As palavras de Vítor interrompem a melodia do correr da água e cantar das cigarras que aos ouvidos citadinos ainda parece estranha, mesmo depois de um dia de imersão no vale do Mondego. "Isto é o Algarve do interior", diz, apontando para o cenário à sua volta, no qual, a esta hora, pouco se distingue para além dos incontáveis pontos brilhantes que cobrem o céu. Reconhecemos o contorno da serra por uma série de luzes intermitentes vermelhas. São dos aerogeradores plantados a 940 metros de altura, de onde se avista toda a paisagem do vale do rio, e por onde planeamos começar o nosso percurso pedestre no dia seguinte.
O caminho, apelidado de "trilho da água" pela câmara da Guarda, também se pode iniciar 400 metros antes, junto ao chafariz da Dorna, situado numa das mais antigas entradas da cidade mais alta de Portugal. Ao todo, a rota sugerida tem pouco mais de sete quilómetros, que demoram cerca de duas horas a ser percorridos, dependendo do ritmo do passo de cada um. No desdobrável promocional, o "cidadão urbano" é convidado a "revisitar o vale do Mondego". Foi o que fizemos.
O passeio é indicado mesmo para quem não é muito dado a longas caminhadas, e é incontornável para quem quer apreciar a plenitude das paisagens agrestes do vale e a tranquilidade do ambiente natural da serra, onde, durante todo o percurso, não nos cruzamos com uma única pessoa.
Há também a possibilidade de percorrer parte do mesmo de carro, o que permite vislumbrar apenas uma amostra das vistas sobre o vale e da flora que o reveste. Mas mesmo essa amostra vale a viagem até ao topo da serra, para ver o fim do dia cobrir as searas de tons de dourado.
Para a caminhada a pé, tivemos a sorte de conseguir uma boleia em direcção à Guarda, que nos deixou junto aos modernos moinhos de vento. Mas é possível também apanhar um táxi na aldeia. Ou ainda, para quem estiver disposto a começar o dia bem cedo, é possível subir a serra de camioneta. De segunda a sexta-feira, a "camioneta dos trabalhadores" faz a ligação à Guarda, com partida às 7h00 da Aldeia Viçosa, mas convém confirmar os horários junto da companhia rodoviária, porque variam consoante a altura do ano.
Outra opção, "se a coragem não faltar", avisa o cartaz promocional do trilho, é percorrê-lo de volta, a subir, para quem parte da Guarda no planalto, ou a descer, para quem vem da aldeia no vale. Neste caso é preciso escolher bem as horas para partir para esta aventura, visto não ser aconselhável fazer uma caminhada ao sol durante as horas mais quentes do dia.
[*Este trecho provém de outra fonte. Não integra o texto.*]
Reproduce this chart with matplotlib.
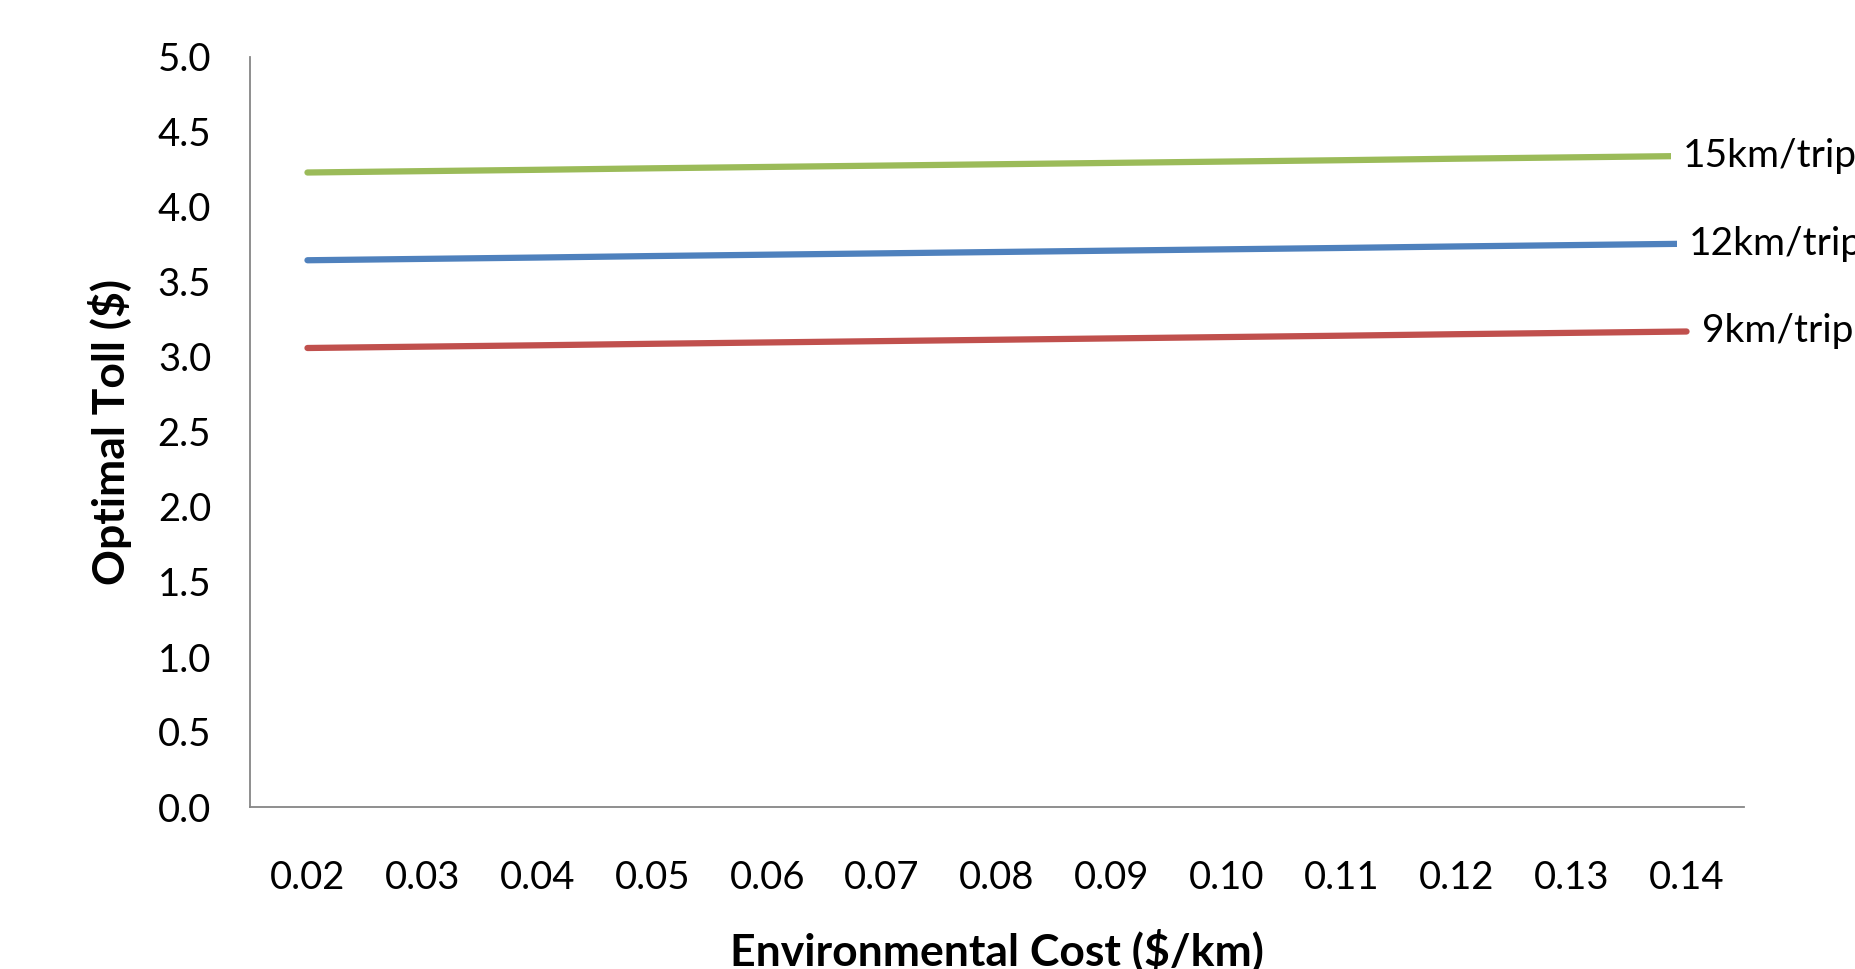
import numpy as np
import matplotlib.pyplot as plt

# data
costs = ['0.02', '0.03', '0.04', '0.05', '0.06', '0.07', '0.08',
         '0.09', '0.10', '0.11', '0.12', '0.13', '0.14']
toll_15 = [4.230, 4.239, 4.248, 4.258, 4.267, 4.276, 4.285,
           4.294, 4.303, 4.312, 4.322, 4.331, 4.340]
toll_12 = [3.645, 3.654, 3.663, 3.673, 3.682, 3.691, 3.700,
           3.709, 3.718, 3.727, 3.737, 3.746, 3.755]
toll_9 = [3.060, 3.069, 3.078, 3.088, 3.097, 3.106, 3.115,
          3.124, 3.133, 3.142, 3.152, 3.161, 3.170]
series = [('15km/trip', toll_15, '#9BBB59', -4),
          ('12km/trip', toll_12, '#4F81BD', 2),
          ('9km/trip', toll_9, '#C0504D', 15)]
yticks = np.arange(0, 5.01, 0.5)

plt.rcParams['font.family'] = ['Lato', 'DejaVu Sans']
fig = plt.figure(figsize=(18.56, 9.69), dpi=100)
ax = fig.add_axes([250/1856, 1-807/969, 1494/1856, 750/969])

x = np.arange(len(costs))
for name, vals, col, dx in series:
    ax.plot(x, vals, color=col, lw=4.5, solid_capstyle='round')
    ax.annotate(name, (x[-1], vals[-1]), xytext=(dx, 0), textcoords='offset pixels',
                ha='left', va='center', fontsize=28, annotation_clip=False,
                bbox=dict(boxstyle='square,pad=0.3', fc='white', ec='none'))

ax.set_xlim(-0.5, len(costs)-0.5); ax.set_ylim(0, 5)
ax.set_xticks(x, costs); ax.set_yticks(yticks, ['%.1f' % v for v in yticks])
ax.tick_params(length=0, labelsize=27.5)
ax.tick_params('x', pad=38); ax.tick_params('y', pad=28)
for s in ('top', 'right'): ax.spines[s].set_visible(False)
for s in ('left', 'bottom'): ax.spines[s].set(color='#868686', lw=1.3)

fig.text(997/1856, 1-950/969, 'Environmental Cost ($/km)', ha='center', va='center',
         fontsize=32, weight='bold')
fig.text(110/1856, 1-432/969, 'Optimal Toll ($)', ha='center', va='center',
         rotation=90, fontsize=32, weight='bold')

fig.savefig('out.png', dpi=100)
Começamos então, bem cedo para aproveitar o ar fresco da manhã, junto aos cata-ventos gigantes, que, não fossem as esporádicas manifestações de descuido humano na recolha de lixo, seriam a única marca da presença do homem contemporâneo durante a parte inicial do percurso. O mesmo não se pode dizer das pegadas históricas deixadas por estes lados.
Poucos passos no caminho que rasga a vegetação e começamos a avistar vestígios de ocupação humana que remonta à Idade do Ferro, como uma cruz cravada num bloco de pedra, perdido no meio da seara. Entre formações esculturais naturais de granito, rodeadas de rosmaninho e flores de camomila, seguimos por um trilho, ajudados pela sinalética pintada para o efeito pelo caminho: duas riscas paralelas na horizontal, uma amarela e uma vermelha quando se está a ir pelo caminho certo, uma cruz na direcção errada, ou setas nas mesmas cores a indicar o caminho que devemos seguir. O posto de turismo da Guarda adverte para o facto de parte da sinalética ter sido vandalizada, pelo que importa ter algum cuidado durante o percurso - e isto talvez explique a nossa dificuldade em encontrar a segunda parte do percurso, depois de cruzarmos a estrada nacional.